_What to do_
Make an exact copy, from the records below, of the lines from the line containing "What Plotly code" to the line containing "DX, DY = 18", both lines included, excluding pictures.

_Task material_
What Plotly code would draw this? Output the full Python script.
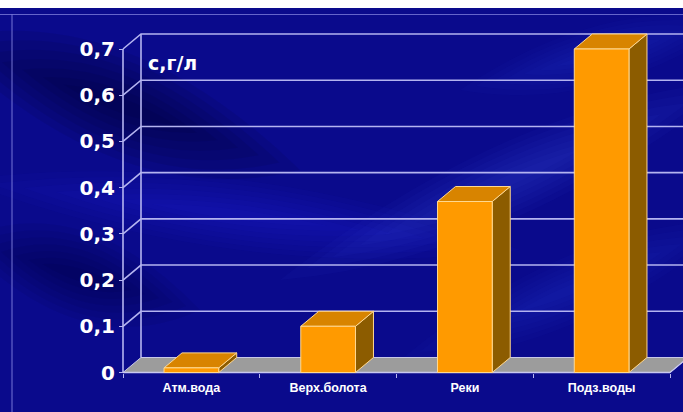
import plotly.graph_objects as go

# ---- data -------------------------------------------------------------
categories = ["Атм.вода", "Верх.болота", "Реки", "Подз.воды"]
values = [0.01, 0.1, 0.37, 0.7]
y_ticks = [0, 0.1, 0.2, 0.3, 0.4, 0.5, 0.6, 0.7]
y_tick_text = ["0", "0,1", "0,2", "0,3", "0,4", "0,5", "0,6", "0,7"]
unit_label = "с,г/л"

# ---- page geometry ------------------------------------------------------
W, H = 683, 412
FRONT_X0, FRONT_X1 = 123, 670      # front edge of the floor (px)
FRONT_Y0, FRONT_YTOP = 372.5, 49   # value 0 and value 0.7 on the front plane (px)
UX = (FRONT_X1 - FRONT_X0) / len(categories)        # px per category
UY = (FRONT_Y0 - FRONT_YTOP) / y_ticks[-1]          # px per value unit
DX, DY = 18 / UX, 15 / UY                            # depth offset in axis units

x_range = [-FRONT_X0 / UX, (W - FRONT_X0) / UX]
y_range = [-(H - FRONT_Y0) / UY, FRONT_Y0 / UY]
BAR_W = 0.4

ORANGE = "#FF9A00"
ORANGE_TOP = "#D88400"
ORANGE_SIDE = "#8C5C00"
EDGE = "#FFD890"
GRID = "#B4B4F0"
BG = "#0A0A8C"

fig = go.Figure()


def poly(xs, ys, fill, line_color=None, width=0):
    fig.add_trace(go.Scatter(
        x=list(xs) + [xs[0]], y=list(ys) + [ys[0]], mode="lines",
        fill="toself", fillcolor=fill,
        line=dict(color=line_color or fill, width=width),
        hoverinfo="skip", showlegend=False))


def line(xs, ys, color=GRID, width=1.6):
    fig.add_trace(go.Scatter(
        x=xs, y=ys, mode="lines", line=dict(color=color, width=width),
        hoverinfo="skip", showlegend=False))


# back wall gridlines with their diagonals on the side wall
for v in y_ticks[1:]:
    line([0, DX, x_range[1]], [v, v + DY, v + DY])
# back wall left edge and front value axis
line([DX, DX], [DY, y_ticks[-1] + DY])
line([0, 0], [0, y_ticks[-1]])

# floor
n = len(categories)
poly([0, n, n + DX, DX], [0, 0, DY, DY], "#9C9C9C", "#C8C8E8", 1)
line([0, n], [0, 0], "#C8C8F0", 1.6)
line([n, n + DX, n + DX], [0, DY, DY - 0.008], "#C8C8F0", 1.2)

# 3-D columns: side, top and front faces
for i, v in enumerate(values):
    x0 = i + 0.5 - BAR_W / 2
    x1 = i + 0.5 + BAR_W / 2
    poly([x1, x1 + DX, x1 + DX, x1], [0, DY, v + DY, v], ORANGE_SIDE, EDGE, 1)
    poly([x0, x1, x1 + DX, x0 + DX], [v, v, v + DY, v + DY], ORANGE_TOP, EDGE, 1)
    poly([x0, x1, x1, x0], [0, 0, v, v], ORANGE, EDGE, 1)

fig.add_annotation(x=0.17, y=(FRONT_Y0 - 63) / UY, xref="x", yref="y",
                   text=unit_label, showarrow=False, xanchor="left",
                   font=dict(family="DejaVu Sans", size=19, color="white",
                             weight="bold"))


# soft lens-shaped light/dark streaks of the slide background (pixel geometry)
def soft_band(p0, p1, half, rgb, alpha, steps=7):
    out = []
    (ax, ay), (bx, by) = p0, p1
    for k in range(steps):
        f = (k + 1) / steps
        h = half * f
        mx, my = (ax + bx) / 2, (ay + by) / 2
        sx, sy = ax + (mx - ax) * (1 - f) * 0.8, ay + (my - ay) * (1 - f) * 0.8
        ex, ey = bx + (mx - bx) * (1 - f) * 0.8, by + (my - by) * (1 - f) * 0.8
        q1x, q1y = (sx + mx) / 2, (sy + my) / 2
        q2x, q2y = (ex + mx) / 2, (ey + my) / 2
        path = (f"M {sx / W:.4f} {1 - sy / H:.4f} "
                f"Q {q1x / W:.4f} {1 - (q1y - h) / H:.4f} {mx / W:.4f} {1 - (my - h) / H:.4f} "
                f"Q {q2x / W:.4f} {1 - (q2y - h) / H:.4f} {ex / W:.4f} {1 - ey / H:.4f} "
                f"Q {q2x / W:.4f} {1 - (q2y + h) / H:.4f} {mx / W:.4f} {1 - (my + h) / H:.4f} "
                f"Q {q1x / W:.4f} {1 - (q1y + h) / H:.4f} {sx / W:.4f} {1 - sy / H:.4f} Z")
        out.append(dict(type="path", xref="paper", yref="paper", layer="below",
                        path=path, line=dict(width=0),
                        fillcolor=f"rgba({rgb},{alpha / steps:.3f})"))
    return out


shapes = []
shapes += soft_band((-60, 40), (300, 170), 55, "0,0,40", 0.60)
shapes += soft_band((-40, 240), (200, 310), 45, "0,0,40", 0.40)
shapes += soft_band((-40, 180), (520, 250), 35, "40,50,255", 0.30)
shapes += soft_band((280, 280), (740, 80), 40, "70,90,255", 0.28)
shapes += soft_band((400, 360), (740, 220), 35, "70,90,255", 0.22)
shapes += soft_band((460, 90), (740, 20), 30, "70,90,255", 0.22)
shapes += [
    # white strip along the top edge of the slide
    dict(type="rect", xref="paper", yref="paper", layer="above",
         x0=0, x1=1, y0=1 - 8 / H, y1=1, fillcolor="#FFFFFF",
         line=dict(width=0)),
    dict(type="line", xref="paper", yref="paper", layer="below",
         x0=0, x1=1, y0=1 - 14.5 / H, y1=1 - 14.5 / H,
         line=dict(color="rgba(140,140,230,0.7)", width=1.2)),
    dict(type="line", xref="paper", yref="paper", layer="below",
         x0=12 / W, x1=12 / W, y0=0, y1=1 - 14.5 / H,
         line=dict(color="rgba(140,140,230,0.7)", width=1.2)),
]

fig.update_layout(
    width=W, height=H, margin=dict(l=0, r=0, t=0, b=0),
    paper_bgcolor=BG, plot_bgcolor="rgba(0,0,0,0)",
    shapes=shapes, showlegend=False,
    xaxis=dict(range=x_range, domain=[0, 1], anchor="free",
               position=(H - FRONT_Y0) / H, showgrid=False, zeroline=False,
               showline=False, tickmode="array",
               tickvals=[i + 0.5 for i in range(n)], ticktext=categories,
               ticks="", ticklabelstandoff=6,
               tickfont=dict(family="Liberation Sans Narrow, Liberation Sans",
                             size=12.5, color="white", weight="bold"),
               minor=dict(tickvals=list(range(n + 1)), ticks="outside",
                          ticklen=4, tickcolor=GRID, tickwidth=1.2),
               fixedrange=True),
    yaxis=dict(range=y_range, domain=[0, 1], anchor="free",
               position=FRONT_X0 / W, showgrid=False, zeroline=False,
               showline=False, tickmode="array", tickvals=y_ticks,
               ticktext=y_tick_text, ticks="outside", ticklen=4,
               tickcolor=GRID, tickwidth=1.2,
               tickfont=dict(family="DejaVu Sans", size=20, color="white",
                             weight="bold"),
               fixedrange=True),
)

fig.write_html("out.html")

--

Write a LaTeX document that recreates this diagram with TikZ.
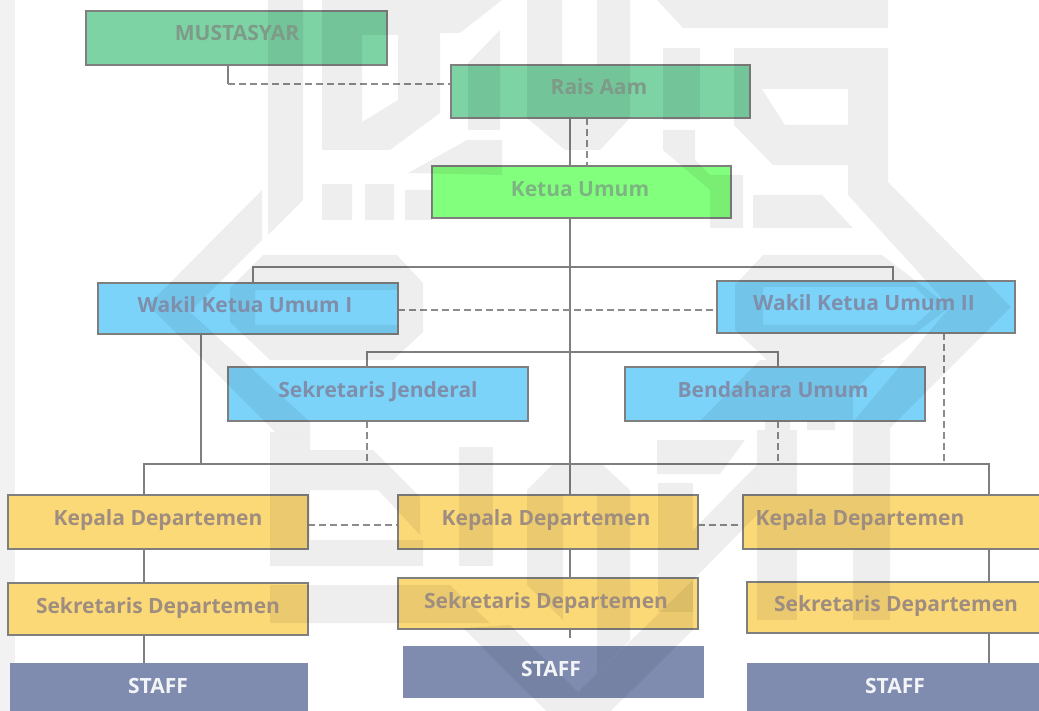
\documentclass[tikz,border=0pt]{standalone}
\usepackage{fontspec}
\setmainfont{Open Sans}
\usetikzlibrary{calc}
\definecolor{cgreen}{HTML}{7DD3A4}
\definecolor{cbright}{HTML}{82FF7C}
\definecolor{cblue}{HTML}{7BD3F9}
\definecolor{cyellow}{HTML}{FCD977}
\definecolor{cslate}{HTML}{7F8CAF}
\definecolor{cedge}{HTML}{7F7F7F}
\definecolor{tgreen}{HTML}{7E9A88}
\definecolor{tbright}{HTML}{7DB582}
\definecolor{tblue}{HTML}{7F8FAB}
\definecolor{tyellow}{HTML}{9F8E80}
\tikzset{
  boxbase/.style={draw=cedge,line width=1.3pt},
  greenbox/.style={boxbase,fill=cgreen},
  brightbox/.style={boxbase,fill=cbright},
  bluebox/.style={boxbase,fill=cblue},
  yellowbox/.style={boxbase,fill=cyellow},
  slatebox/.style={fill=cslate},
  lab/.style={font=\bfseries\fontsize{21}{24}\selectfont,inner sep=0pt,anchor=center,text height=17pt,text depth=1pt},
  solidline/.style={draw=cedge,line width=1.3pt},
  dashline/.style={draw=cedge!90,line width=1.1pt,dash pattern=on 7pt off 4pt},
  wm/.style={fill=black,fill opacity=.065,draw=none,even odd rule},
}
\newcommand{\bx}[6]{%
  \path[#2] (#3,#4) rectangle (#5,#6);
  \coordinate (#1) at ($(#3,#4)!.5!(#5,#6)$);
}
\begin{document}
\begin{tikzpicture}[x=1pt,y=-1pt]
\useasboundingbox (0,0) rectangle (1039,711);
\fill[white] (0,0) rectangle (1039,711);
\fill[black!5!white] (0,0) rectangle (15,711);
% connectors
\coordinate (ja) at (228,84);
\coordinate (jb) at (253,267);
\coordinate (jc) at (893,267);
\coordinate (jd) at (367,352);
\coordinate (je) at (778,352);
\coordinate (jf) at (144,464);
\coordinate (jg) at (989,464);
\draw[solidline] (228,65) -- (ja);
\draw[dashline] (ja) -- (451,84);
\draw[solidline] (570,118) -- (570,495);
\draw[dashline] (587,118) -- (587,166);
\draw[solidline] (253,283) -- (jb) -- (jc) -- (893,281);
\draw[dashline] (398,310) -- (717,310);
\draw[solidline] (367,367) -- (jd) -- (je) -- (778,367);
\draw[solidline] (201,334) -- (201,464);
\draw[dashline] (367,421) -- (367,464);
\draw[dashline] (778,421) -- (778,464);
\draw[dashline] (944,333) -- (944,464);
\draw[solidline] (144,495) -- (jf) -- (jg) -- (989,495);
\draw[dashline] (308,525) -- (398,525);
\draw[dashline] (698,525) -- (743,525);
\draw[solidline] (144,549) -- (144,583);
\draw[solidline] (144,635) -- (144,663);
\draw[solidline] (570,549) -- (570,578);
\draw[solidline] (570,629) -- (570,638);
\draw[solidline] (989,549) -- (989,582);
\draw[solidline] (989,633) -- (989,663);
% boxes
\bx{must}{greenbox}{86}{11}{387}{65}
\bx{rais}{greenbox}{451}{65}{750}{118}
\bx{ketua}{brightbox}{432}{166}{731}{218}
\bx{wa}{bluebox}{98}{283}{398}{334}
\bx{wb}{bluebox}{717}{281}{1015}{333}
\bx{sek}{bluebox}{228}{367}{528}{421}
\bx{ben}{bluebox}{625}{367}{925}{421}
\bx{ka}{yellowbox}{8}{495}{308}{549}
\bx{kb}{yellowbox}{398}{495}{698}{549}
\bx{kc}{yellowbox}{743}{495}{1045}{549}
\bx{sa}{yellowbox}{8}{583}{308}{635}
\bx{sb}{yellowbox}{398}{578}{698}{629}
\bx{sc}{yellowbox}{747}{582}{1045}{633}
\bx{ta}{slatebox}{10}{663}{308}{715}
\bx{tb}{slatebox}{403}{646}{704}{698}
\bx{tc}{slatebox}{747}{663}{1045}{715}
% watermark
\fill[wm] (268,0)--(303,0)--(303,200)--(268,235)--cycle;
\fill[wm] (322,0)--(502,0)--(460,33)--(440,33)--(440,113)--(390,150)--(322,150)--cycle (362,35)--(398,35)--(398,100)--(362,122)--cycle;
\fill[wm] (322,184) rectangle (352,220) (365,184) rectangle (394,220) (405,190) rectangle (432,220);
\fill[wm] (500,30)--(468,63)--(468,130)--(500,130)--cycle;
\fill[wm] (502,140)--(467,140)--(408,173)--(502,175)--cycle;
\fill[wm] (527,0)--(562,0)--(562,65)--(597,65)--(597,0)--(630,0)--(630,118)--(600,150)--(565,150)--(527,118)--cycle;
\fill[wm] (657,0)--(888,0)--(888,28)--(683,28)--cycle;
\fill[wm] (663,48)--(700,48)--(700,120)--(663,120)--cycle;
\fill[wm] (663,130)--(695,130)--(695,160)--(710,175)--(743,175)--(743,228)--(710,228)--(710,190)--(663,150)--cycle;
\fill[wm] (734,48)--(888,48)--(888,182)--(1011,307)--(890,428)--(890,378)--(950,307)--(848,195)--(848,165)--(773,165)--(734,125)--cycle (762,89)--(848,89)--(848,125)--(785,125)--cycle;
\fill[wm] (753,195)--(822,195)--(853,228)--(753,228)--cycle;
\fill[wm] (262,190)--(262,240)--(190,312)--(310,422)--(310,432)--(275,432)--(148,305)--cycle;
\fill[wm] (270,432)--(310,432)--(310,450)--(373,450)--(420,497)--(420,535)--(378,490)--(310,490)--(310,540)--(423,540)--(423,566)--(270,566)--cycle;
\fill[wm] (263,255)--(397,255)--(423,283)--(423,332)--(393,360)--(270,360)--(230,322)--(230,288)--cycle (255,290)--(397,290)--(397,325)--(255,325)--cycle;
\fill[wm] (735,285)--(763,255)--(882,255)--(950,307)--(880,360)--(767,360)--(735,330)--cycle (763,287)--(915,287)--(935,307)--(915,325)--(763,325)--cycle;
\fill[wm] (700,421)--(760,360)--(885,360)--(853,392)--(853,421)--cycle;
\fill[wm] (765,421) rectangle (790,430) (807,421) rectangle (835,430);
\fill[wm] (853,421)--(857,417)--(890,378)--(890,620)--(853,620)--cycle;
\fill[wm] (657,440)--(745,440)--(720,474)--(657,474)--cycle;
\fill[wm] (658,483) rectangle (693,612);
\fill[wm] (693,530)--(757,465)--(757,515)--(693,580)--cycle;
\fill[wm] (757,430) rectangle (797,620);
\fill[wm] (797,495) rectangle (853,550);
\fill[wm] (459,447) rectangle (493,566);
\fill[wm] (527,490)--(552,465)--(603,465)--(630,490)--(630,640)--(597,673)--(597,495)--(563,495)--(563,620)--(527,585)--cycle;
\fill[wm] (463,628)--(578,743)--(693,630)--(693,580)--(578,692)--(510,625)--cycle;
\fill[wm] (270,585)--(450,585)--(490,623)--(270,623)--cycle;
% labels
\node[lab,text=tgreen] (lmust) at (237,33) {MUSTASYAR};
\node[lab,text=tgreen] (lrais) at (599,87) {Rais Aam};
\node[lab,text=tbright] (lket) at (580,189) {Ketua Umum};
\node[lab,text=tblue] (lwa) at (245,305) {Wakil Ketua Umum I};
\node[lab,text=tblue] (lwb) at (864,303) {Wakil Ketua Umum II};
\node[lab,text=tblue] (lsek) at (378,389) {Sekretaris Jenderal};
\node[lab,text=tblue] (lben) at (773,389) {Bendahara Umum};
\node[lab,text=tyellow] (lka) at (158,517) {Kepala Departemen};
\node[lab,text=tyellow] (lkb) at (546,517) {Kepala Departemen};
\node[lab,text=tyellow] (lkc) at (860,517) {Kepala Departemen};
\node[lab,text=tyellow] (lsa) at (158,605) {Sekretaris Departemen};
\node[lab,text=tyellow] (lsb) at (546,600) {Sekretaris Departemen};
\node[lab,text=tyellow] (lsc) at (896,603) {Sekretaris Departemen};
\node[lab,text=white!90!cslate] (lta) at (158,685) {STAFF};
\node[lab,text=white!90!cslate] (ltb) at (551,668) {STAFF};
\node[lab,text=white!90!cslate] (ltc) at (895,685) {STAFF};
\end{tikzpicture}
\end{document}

_Expected output_
What Plotly code would draw this? Output the full Python script.
import plotly.graph_objects as go

# ---- data -------------------------------------------------------------
categories = ["Атм.вода", "Верх.болота", "Реки", "Подз.воды"]
values = [0.01, 0.1, 0.37, 0.7]
y_ticks = [0, 0.1, 0.2, 0.3, 0.4, 0.5, 0.6, 0.7]
y_tick_text = ["0", "0,1", "0,2", "0,3", "0,4", "0,5", "0,6", "0,7"]
unit_label = "с,г/л"

# ---- page geometry ------------------------------------------------------
W, H = 683, 412
FRONT_X0, FRONT_X1 = 123, 670      # front edge of the floor (px)
FRONT_Y0, FRONT_YTOP = 372.5, 49   # value 0 and value 0.7 on the front plane (px)
UX = (FRONT_X1 - FRONT_X0) / len(categories)        # px per category
UY = (FRONT_Y0 - FRONT_YTOP) / y_ticks[-1]          # px per value unit
DX, DY = 18 / UX, 15 / UY                            # depth offset in axis units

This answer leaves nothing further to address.